ANTWERP.- When the Surrealists invented the technique of 'cadavre exquis' at the beginning of the last century, an extraordinary interaction of language, sign and coincidence emerged. A poem was written by several poets without knowing the lines written by the others. The game was named after the first words of the first poem written in this way, in which originally five different people entered five phrases in succession: a noun, an adjective, a verb, a direct object and an adjective that can go with it. The result was a grammatically correct, but content-wise completely unexpected construction: "Le cadavre exquis boira le vin nouveau" (The exquisite corpse will drink the new wine).
And when André Breton, Paul Eluard, Yves Tanguy or Jacques Prévert deployed the process, they embraced automatic writing and challenged the subconscious. The same principle was applied to drawings, so that images are created collectively from chance and intuition. Separate, self-contained creations are brought together to form a new imagination that exceeds the different parts, but do not affect their individuality. In order to achieve this, one can set a starting point: the idea of a tower, for example.
And hence also Frederic Geurts and John Van Oers started with pencil drawings of pieces of towers on zigzag folded sheets. The paper versions had the advantage that they could easily cut and paste the pieces. This culminated in a number of long drawings that became the trigger to experiment with three-dimensional forms. The towers were created by blindly assembling small iron wire structures, sharing only the endpoints. Afterwards, they gathered with their 16 separate structures and soldered them until each tower consisted of at least 4 elements: 2 by Frederic and 2 by John. Like little boys around the workbench, they joined the metal elements together and were surprised by the calculated risk, the playful poetry and the sense of belonging that arose. During the soldering process, the iron sticks and sprigs were not only firmly attached, but also a consciousness arose, a willingness to actively create and strengthen each other: John + Frederic + John + Frederic (JFJF) and Frederic + John + Frederic + John (FJFJ).
Frederic Geurts and John Van Oers also have a visual language that converges, not only in the execution of line, but also in the embrace of coincidence and doubt, the minimal and the humorous. They like to put things into perspective and enjoy stripping the appearance of a work of art from its elevated aura. They question the premise of copyright, the protection of the ego or the idea of recognition. They play with their own style, their own signature and confuse themselves as well as the spectator. Their interactions have something of a serious game. Vulnerable as good friends. Respectful, sharp and in full confidence.

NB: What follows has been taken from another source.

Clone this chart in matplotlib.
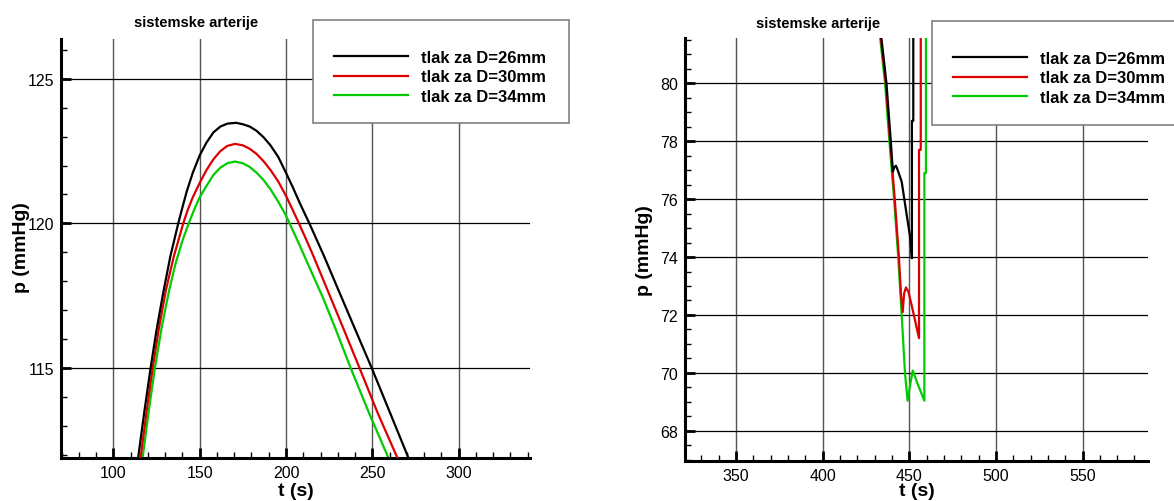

These small towers are fragile stacks on floating pedestals, sculptural collages that reach out, sometimes upwards, sometimes a little to the right. They are the result of an exchange, where Frederic might rather defy gravity and John mainly challenges the idea of balance. Where the one uses a twisting technique and the other tightens his threats. Starting from their own accents, they repeatedly discover the added value of working in a duo, of moving slightly disturbed in their own world, where an inch or a foot can be a mile. Somewhere, they secretly hope for small mistakes, for oblique miscalculations or forgotten reflections so they can search for solutions together and reflect on art and life. While dancing and building.
While soldering those small towers, they also thought of a translatable version of a large-scale tower (about 19 feet long). And while one of them thought of a horizontal sculpture that was compositionally built as a reclining structure, the other started from a vertical tower that had toppled over, a construction that reached high, but had stumbled somewhat dramatically. Two artists with two different starting points who created an enlarged joint object that rests in the center of the space. And despite that different perspective, it turned out OK and this little word would become the title of the exhibition.
With the minimum of letters to come up with a title, an O and a K, the duo once again created a cheerful confusion. And although it refers to a good feeling (everything is OK, fine, okay), its origins are not entirely undisputed. A number of words have gone down in history according to pronunciation rather than spelling: All Right became Oll Wright, All Correct became Oll Korrekt. Nobody Killed became Zero Dead. Or is it Kicked Out, Old Kinderhook, Wa-Kee, Ola Kala or Au Quai. In any case, Frederic and John set out to be adventurous and to connect coincidences and doubts. Two artists, two letters. OK.
In the exhibition, you actually enter a laboratory of two soul mates who are passionately and unpretentiously involved with art. You see their 'blend', but also their dialogue, their visual conversation that is present in fragments along the stairs and in the rooms of the gallery space. Because alongside the towers, which are the results of their joint actions, their own' works also appear, such as receivers, gravity meters, stations or radar systems. Numbers or letters take us out of complicated systems, where an L can simply be left and R simply right, the price of diesel at a given moment (14.20) or a North-South line casually on the floor. In photographic works, movement is captured, like a falling square or like imperial sticks that are close to forming a tangle. In maquette-like structures, a setting becomes the scene of imagined happiness. There is a lot of white, and sometimes orange, blue or black.
You see objects that remind us that there is more than architecture, that there can be perspective beyond the here and now, beyond the horizon. That the artists intentionally create new things by chance. Unique and alert. Mikado and meccano.